Carmel-Agrexco was Israel’s main agricultural export company, exporting 70% of all fresh produce from Israel’s illegal settlements, until September 2011 when it was formally liquidated, partly due to pressure from the global Boycott, Divestment and Sanctions movement. Formerly state owned, Agrexco has been privately purchased by Bickel Flowers and, according to Who Profits?, has regained a significant proportion of its former market.
A packing house bearing Agrexco signage, which was packaging goods for Agrexco’s ECOFRESH brand in 2010, was operating nearby but was packaging goods for export by other agricultural companies instead of Agrexco, indicating that Agrexco has lost some of its market in this region.

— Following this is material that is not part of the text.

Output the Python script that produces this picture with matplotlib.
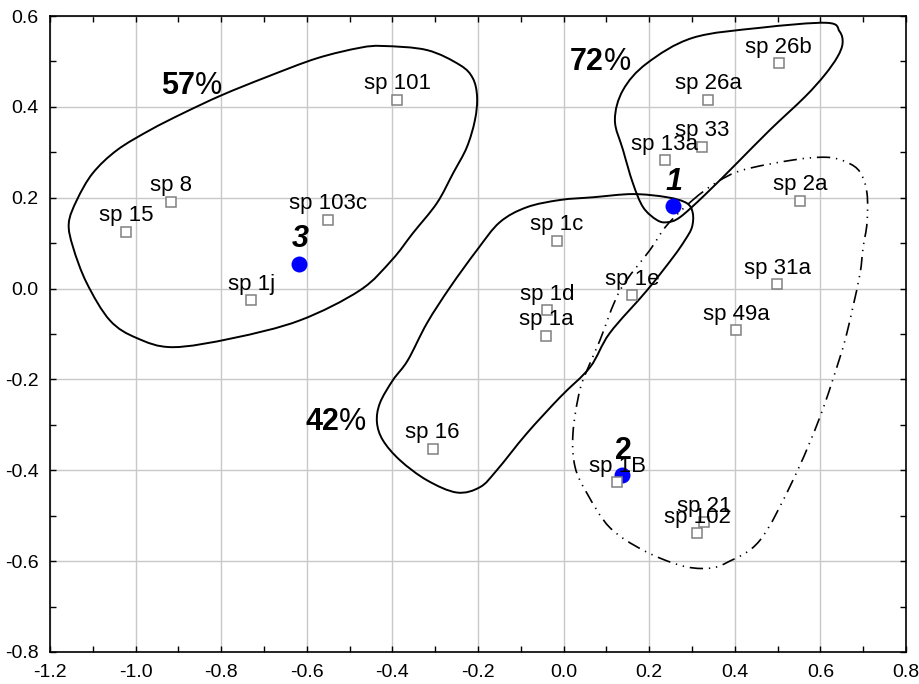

Crops were labelled as being grown for export by Carmel Agrexco. One sign read “Organic FC [Field Crops], Hayun Yitzhak”.
Signs for the Israel Bio Organic Association (IBOAA) were also present, indicating that these crops are certified organic. Organic produce is one of Israeli export companies’ biggest growth areas, with increasing demand for organic goods in Europe and with areas used for organic farming having doubled in Israel during the last decade. 75 per cent of organics are grown for export, with a massive 90 per cent destined for the EU market.
Corporate Watch’s previous research in the occupied territories has shown that a lot of organic produce destined for Europe originates from illegal Israeli settlements but is still packaged in boxes showing accreditation from international standard setting bodies for organic goods, such as the International Federation of Organic Agriculture Movements (IFOAM). IFOAM’s own guidelines state that its accredited operators should
“respect the rights of indigenous peoples, and should not use or exploit land whose inhabitants or farmers have been or are being impoverished, dispossessed, colonized, expelled, exiled or killed, or which is currently in dispute regarding legal or customary local rights to its use or ownership.”
The fact that these goods are certified by IBOAA suggests that they will be exported as organic despite the fact that they originate from an illegal settlement. The northern Dead Sea coast is dominated by settlements, engaging in agriculture and tourism, while Palestinians are unable to engage in any economic activity in the area save for working in the settlements’ fields as labourers.
Goods grown in illegal settlements such as Kalia do not conform to the IFOAM standards and should not be exported as organic. It is important that solidarity campaigners pressure the organic certification bodies in their countries not to certify settlement products as organic and not to accept the accreditation of IBOAA when establishing whether goods conform to international standards.